Last week I stumbled upon a website where photographer demonstrates his (considerable, in my opinion) talent for retouching and manipulating images of models. I was really impressed.
My initial reaction was that the resulting picture was a lie, in as much as it gave a false impression of… well, everything! Once I gave it a little more thought I realized that I was being rather naive (okay, stupid). Of course these pictures give a false impression – why would you want to see the reality anyway? These images are art, not documentary. They exist to create a fantasy. And as art they really work. Without the before and after images I would have been none the wiser and I think this is the key ingredient here; the “artist” has created something which you do not question when the finished image is all the information you have to go on.
However, a couple of days ago, many of the local bus stops were adorned with a poster advertising the opening of a new shop in the town centre.

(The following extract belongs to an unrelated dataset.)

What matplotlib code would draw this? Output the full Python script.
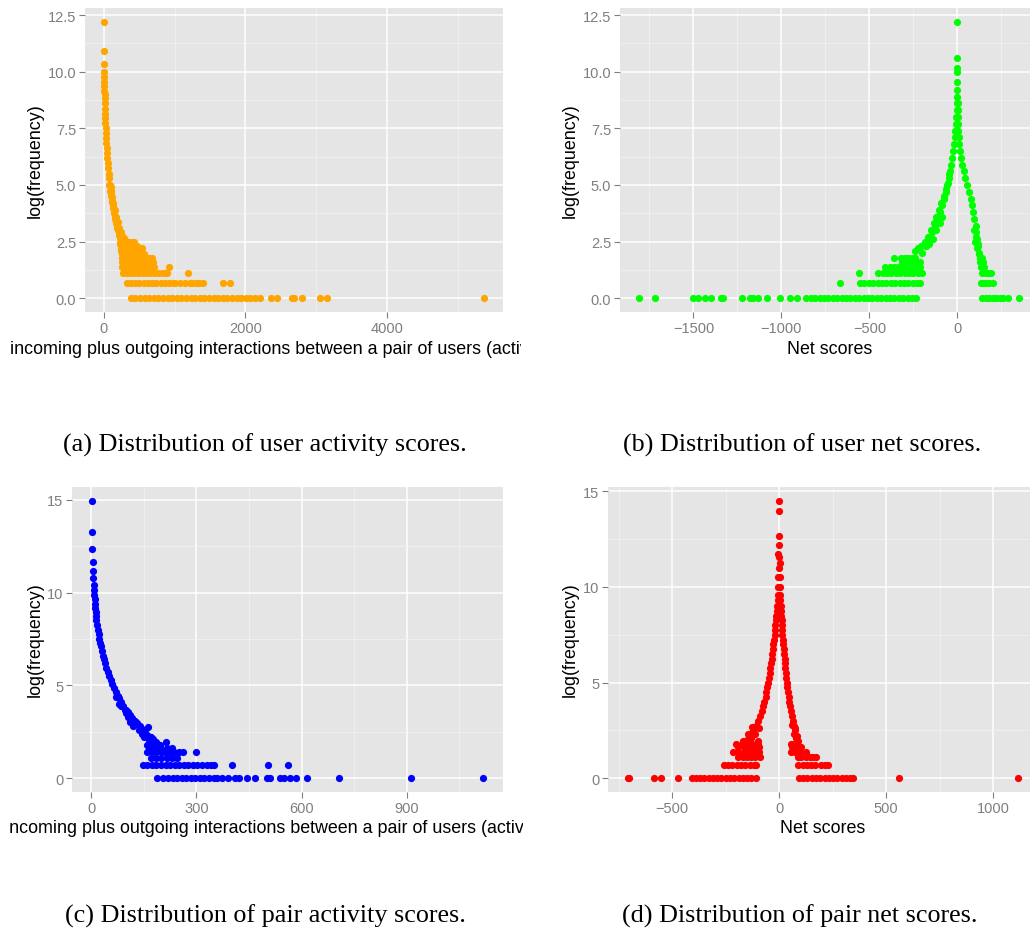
import numpy as np
import matplotlib
matplotlib.use("Agg")
import matplotlib.pyplot as plt
from matplotlib.transforms import Bbox, TransformedBbox

plt.rcParams['font.family'] = ['Liberation Sans', 'DejaVu Sans']

# ---------------- data ----------------
# (a) user activity scores: log(frequency) vs activity
a_curve_x = [1, 2, 3, 4, 5, 6, 7, 8, 9, 10, 12, 14, 16, 18, 20, 23, 26, 30, 34, 38, 43, 48,
             54, 60, 67, 75, 85, 95, 105, 118, 130, 145, 160, 175, 190, 210, 230, 250]
a_curve_y = [12.2, 10.9, 10.35, 10.0, 9.75, 9.55, 9.35, 9.15, 9.0, 8.85, 8.6, 8.35, 8.15, 7.95,
             7.75, 7.5, 7.3, 7.05, 6.85, 6.65, 6.4, 6.2, 5.95, 5.75, 5.5, 5.3, 5.0, 4.75, 4.5,
             4.25, 4.0, 3.75, 3.5, 3.3, 3.1, 2.9, 2.7, 2.5]
a_spread_x = [75, 85, 100, 110, 125, 140, 150, 165, 180, 195, 210, 225, 245, 270, 300,
              95, 120, 135, 160, 175, 200, 215, 235, 260, 285]
a_spread_y = [5.0, 4.75, 4.6, 4.3, 4.1, 3.8, 3.6, 3.4, 3.2, 3.0, 2.8, 2.7, 2.6, 2.6, 2.56,
              4.9, 4.45, 4.2, 3.9, 3.6, 3.35, 3.1, 2.9, 2.75, 2.65]
a_row_y = [2.48, 2.40, 2.30, 2.20, 2.08, 1.95, 1.79, 1.61, 1.39, 1.10, 0.69, 0.0]
a_row_x = [
    [225, 260, 300, 340, 380, 420],
    [230, 265, 305, 345, 385, 430],
    [235, 270, 310, 350, 390, 430, 470],
    [240, 280, 320, 360, 400, 440, 480, 533],
    [245, 285, 325, 365, 405, 445, 510],
    [250, 290, 330, 370, 410, 450, 490, 560],
    [255, 295, 335, 375, 415, 455, 495, 535, 575, 610, 640, 675],
    [255, 300, 345, 390, 435, 480, 525, 570, 610, 650, 690],
    [260, 305, 350, 395, 440, 485, 530, 575, 620, 660, 705, 920],
    [268, 320, 375, 430, 485, 540, 595, 650, 705, 760, 815, 860, 890, 1184],
    [320, 380, 440, 500, 560, 620, 680, 740, 800, 860, 920, 980, 1005, 1075, 1140, 1217,
     1240, 1300, 1350, 1395, 1680, 1783],
    [382, 445, 510, 575, 640, 705, 770, 835, 900, 965, 1030, 1095, 1160, 1225, 1290, 1355,
     1420, 1485, 1550, 1615, 1680, 1745, 1810, 1875, 1940, 2005, 2070, 2140, 2207, 2358,
     2443, 2664, 2693, 2797, 3057, 3151, 5372],
]

# (b) user net scores
b_peak_x = [0, 0, 0, 0, 0, 0, 0]
b_peak_y = [12.2, 10.6, 10.15, 10.0, 9.55, 9.2, 8.9]
b_left_x = [-2, -4, -6, -9, -12, -15, -19, -23, -28, -34, -41, -49, -58, -67, -77, -88, -100,
            -115, -130, -146, -162, -180, -200]
b_left_y = [8.6, 8.3, 8.0, 7.7, 7.4, 7.1, 6.8, 6.5, 6.2, 5.9, 5.6, 5.3, 5.0, 4.7, 4.4, 4.1,
            3.8, 3.5, 3.2, 2.9, 2.6, 2.3, 2.0]
b_right_x = [1, 2, 3, 4, 6, 8, 11, 15, 20, 27, 35, 45, 57, 68, 78, 85, 91, 97, 103, 108, 113,
             118, 123]
b_right_y = b_left_y
b_spread_x = [-45, -55, -65, -78, -92, -105, -120, -135, -150, -165, -185, -205, -225, -240,
              -120, -100, -85, -140, -160, -180,
              95, 105, 115, 100, 110, 120, 128, 140, 130, 145, 135, 150]
b_spread_y = [5.5, 5.1, 4.8, 4.5, 4.2, 3.9, 3.6, 3.3, 3.0, 2.7, 2.48, 2.3, 2.2, 2.08,
              3.0, 3.3, 3.6, 2.6, 2.4, 2.3,
              3.0, 2.7, 2.4, 2.48, 2.2, 1.95, 1.79, 1.79, 1.61, 1.61, 1.39, 1.39]
b_row_y = [1.79, 1.61, 1.39, 1.10, 0.69, 0.0]
b_row_x = [
    [-358, -320, -300, -280, -260, -240],
    [-316, -295, -275, -255, -235, -215],
    [-410, -385, -360, -335, -310, -285, -260, -235, -210],
    [-557, -450, -425, -400, -375, -350, -325, -300, -275, -250, -225, -200, 139, 160, 180, 190],
    [-668, -553, -528, -503, -478, -453, -428, -403, -378, -353, -328, -303, -278, -253, -228,
     -211, 135, 150, 165, 180, 200],
    [-1809, -1718, -1505, -1476, -1432, -1400, -1343, -1330, -1223, -1181, -1162, -1134, -1080,
     -1006, -949, -911, -858, -833, -808, -783, -758, -733, -708, -683, -658, -633, -608, -583,
     -558, -533, -508, -483, -458, -433, -408, -383, -358, -333, -308, -283, -258, -233,
     139, 160, 180, 200, 220, 240, 260, 285, 350],
]

# (c) pair activity scores
c_curve_x = [1, 2, 3, 4, 5, 6, 7, 8, 9, 10, 11, 12, 13, 14, 15, 17, 19, 21, 23, 25, 27, 30, 33,
             36, 39, 43, 47, 51, 55, 60, 65, 70, 75, 80, 86, 92, 98, 104, 110, 117, 124, 131,
             138, 145, 152, 160, 168, 176, 185]
c_curve_y = [14.95, 13.25, 12.33, 11.68, 11.17, 10.78, 10.42, 10.15, 9.9, 9.65, 9.4, 9.15, 8.95,
             8.75, 8.55, 8.25, 8.0, 7.75, 7.5, 7.3, 7.1, 6.85, 6.6, 6.4, 6.2, 5.95, 5.7, 5.5,
             5.3, 5.05, 4.85, 4.65, 4.45, 4.3, 4.1, 3.9, 3.7, 3.55, 3.4, 3.25, 3.1, 2.95, 2.8,
             2.65, 2.5, 2.35, 2.2, 2.1, 1.95]
c_spread_x = [70, 80, 85, 95, 100, 105, 110, 115, 120, 130, 135, 140, 163, 145, 150, 155, 165,
              170, 175, 213]
c_spread_y = [4.4, 4.0, 3.9, 3.7, 3.5, 3.3, 3.0, 3.1, 2.8, 2.9, 2.6, 2.7, 2.77, 2.4, 2.2, 2.3,
              2.08, 2.2, 1.95, 1.95]
c_row_y = [1.79, 1.61, 1.39, 1.10, 0.69, 0.0]
c_row_x = [
    [160, 180, 195],
    [165, 180, 195, 215, 230],
    [159, 172, 185, 198, 211, 224, 237, 250, 263, 300],
    [170, 185, 200, 215, 230, 245],
    [147, 160, 173, 186, 199, 212, 225, 238, 251, 264, 277, 290, 303, 316, 329, 342, 349, 402,
     503, 560],
    [189, 206, 219, 232, 245, 258, 271, 284, 297, 310, 323, 336, 349, 358, 373, 389, 411, 423,
     444, 466, 501, 509, 539, 550, 566, 584, 617, 707, 912, 1119],
]

# (d) pair net scores
d_peak_x = [0, 1, -1, 2, -3, -2, 3, 0, -4, 4, -4, 4, -6, 6]
d_peak_y = [14.5, 13.95, 12.65, 12.2, 11.7, 11.55, 11.25, 10.97, 10.5, 10.5, 10.0, 10.0, 9.6, 9.6]
d_branch_y = [9.3, 9.0, 8.75, 8.5, 8.25, 8.0, 7.75, 7.5, 7.25, 7.0, 6.75, 6.5, 6.25, 6.0, 5.75,
              5.5, 5.25, 5.0, 4.75, 4.5, 4.25, 4.0, 3.75, 3.5, 3.25, 3.0, 2.75, 2.5, 2.2]
d_left_x = [-7, -9, -11, -13, -15, -17, -19, -21, -24, -26, -29, -31, -34, -37, -40, -43, -46,
            -50, -54, -59, -63, -68, -73, -79, -88, -99, -109, -120, -135]
d_right_x = [6, 7, 9, 10, 12, 13, 15, 16, 18, 20, 22, 24, 26, 28, 30, 32, 34, 36, 39, 42, 45,
             48, 51, 55, 59, 64, 69, 75, 85]
d_spread_x = [-95, -110, -125, -132, -145, -150, -130, -100, -170, 60, 70, 80, 90, 75]
d_spread_y = [2.6, 2.3, 2.7, 2.3, 2.3, 2.0, 2.08, 1.95, 1.95, 2.8, 2.3, 2.1, 1.95, 2.6]
d_row_y = [1.79, 1.61, 1.39, 1.10, 0.69, 0.0]
d_row_x = [
    [-199, -175, -150, -125, -100, 55, 70, 85],
    [-190, -165, -140, -115, -95, 60, 80, 95, 105],
    [-215, -190, -165, -140, -115, -95, 58, 75, 90, 100, 125],
    [-193, -170, -150, -130, -110, -90, 87, 105, 125, 145, 160, 175],
    [-258, -238, -218, -198, -178, -158, -138, -118, -109, 90, 110, 130, 150, 168, 198, 215, 230],
    [-708, -700, -585, -552, -473, -409, -389, -369, -349, -329, -309, -289, -269, -249, -229,
     -209, -189, -169, -149, -129, -109, 93, 113, 133, 153, 173, 193, 213, 233, 253, 273, 293,
     313, 333, 346, 559, 1119],
]

x_label_activity = "incoming plus outgoing interactions between a pair of users (activity scores)"
captions = ["(a) Distribution of user activity scores.",
            "(b) Distribution of user net scores.",
            "(c) Distribution of pair activity scores.",
            "(d) Distribution of pair net scores."]

# ---------------- drawing ----------------
W, H = 1030, 937
fig = plt.figure(figsize=(W / 100, H / 100), dpi=100)


def px_rect(x0, y0, x1, y1):
    return [x0 / W, 1 - y1 / H, (x1 - x0) / W, (y1 - y0) / H]


def gather(pairs, row_x, row_y):
    xs, ys = [], []
    for px_, py_ in pairs:
        xs += list(px_)
        ys += list(py_)
    for rx, ry in zip(row_x, row_y):
        xs += list(rx)
        ys += [ry] * len(rx)
    return np.array(xs, float), np.array(ys, float)


def panel(rect, xs, ys, color, xmaj, xlab, xmin, ymaj, ylab, ymin):
    ax = fig.add_axes(px_rect(*rect))
    ax.set_facecolor('#E5E5E5')
    for s in ax.spines.values():
        s.set_visible(False)
    ax.scatter(xs, ys, s=27, c=color, linewidths=0, zorder=3)
    dx = (xs.max() - xs.min()) * 0.05
    dy = (ys.max() - ys.min()) * 0.05
    ax.set_xlim(xs.min() - dx, xs.max() + dx)
    ax.set_ylim(ys.min() - dy, ys.max() + dy)
    ax.set_xticks(xmaj, xlab)
    ax.set_xticks(xmin, minor=True)
    ax.set_yticks(ymaj, ylab)
    ax.set_yticks(ymin, minor=True)
    ax.grid(which='major', color='white', lw=1.1)
    ax.grid(which='minor', color='#F2F2F2', lw=0.55)
    ax.set_axisbelow(True)
    ax.tick_params(which='major', length=4.3, width=0.8, color='#7F7F7F',
                   labelcolor='#7F7F7F', labelsize=10.5, pad=2)
    ax.tick_params(which='minor', length=0)
    return ax


y125 = [0, 2.5, 5, 7.5, 10, 12.5]
y125_lab = ["0.0", "2.5", "5.0", "7.5", "10.0", "12.5"]
y125_min = [1.25, 3.75, 6.25, 8.75, 11.25]
y15 = [0, 5, 10, 15]
y15_lab = ["0", "5", "10", "15"]
y15_min = [2.5, 7.5, 12.5]

xa, ya = gather([(a_curve_x, a_curve_y), (a_spread_x, a_spread_y)], a_row_x, a_row_y)
panel((85, 9, 503, 313), xa, ya, '#FFA500',
      [0, 2000, 4000], ["0", "2000", "4000"], [1000, 3000, 5000], y125, y125_lab, y125_min)

xb, yb = gather([(b_peak_x, b_peak_y), (b_left_x, b_left_y), (b_right_x, b_right_y),
                 (b_spread_x, b_spread_y)], b_row_x, b_row_y)
panel((620, 9, 1038, 313), xb, yb, '#00FF00',
      [-1500, -1000, -500, 0], ["\u22121500", "\u22121000", "\u2212500", "0"],
      [-1750, -1250, -750, -250, 250], y125, y125_lab, y125_min)

xc, yc = gather([(c_curve_x, c_curve_y), (c_spread_x, c_spread_y)], c_row_x, c_row_y)
panel((72, 488, 503, 793), xc, yc, '#0000FF',
      [0, 300, 600, 900], ["0", "300", "600", "900"], [150, 450, 750, 1050], y15, y15_lab, y15_min)

xd, yd = gather([(d_peak_x, d_peak_y), (d_left_x, d_branch_y), (d_right_x, d_branch_y),
                 (d_spread_x, d_spread_y)], d_row_x, d_row_y)
panel((608, 488, 1038, 793), xd, yd, '#FF0000',
      [-500, 0, 500, 1000], ["\u2212500", "0", "500", "1000"], [-750, -250, 250, 750],
      y15, y15_lab, y15_min)


def ftext(x, y, s, **kw):
    return fig.text(x / W, 1 - y / H, s, **kw)


# axis titles
for (x, y) in [(35, 161), (570, 161), (35, 640), (570, 640)]:
    ftext(x, y, "log(frequency)", rotation=90, ha='center', va='center', fontsize=12.9)

ftext(830, 354, "Net scores", ha='center', va='baseline', fontsize=12.9)
ftext(823, 833, "Net scores", ha='center', va='baseline', fontsize=12.9)

for (x, y, left, right) in [(10, 354, 0, 521), (5, 833, 8.5, 523)]:
    t = ftext(x, y, x_label_activity, ha='left', va='baseline', fontsize=12.9)
    t.set_clip_on(True)
    t.set_clip_box(TransformedBbox(Bbox.from_extents(left / W, 0, right / W, 1), fig.transFigure))

# captions
for (x, y), cap in zip([(265, 452), (802, 452), (265, 923), (800, 923)], captions):
    ftext(x, y, cap, ha='center', va='baseline', fontsize=18.8,
          family=['Liberation Serif', 'DejaVu Serif'])

fig.savefig("out.png", dpi=100, facecolor='white')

The poster shows the lovely Louise Redknapp in her Triumph underwear, looking fantastic. For a few seconds (I admit it would have been longer, but there was nobody waiting for the bus at this stop) I stared at the poster and admired the lighting, the set and, okay, Mrs Redknapp. Then it hit me! I know I’m looking at at a picture which has almost certainly been completely retouched. I don’t have the before and after pictures to compare, but that’s not clever lighting, it’s Photoshop. Is Mrs Redknapp really that shapely, or has she been digitally enhanced? I’m labouring the point – I know you get it.
What makes this advertising image different is that I’m expected to believe in it, although it’s still about fantasy to some extent, obviously. It’s not supposed to be art. The model is someone recognisible; someone I feel I know, in a way. This makes it feel dishonest.
Of course this has been going on for ever. Even the portraits from the old masters aren’t accurate. Famously, creating a painted portrait was more about showing the sitter in a flattering light than depicting an accurate portrayal. Isn’t this just the same thing but with modern technology?
Where do you draw the line? Is there really any difference between airbrushing away a single wrinkle and completely changing the lighting of a photograph? Is this just part of producing aesthetically great imagery or is it the corruption of something that should be more pure?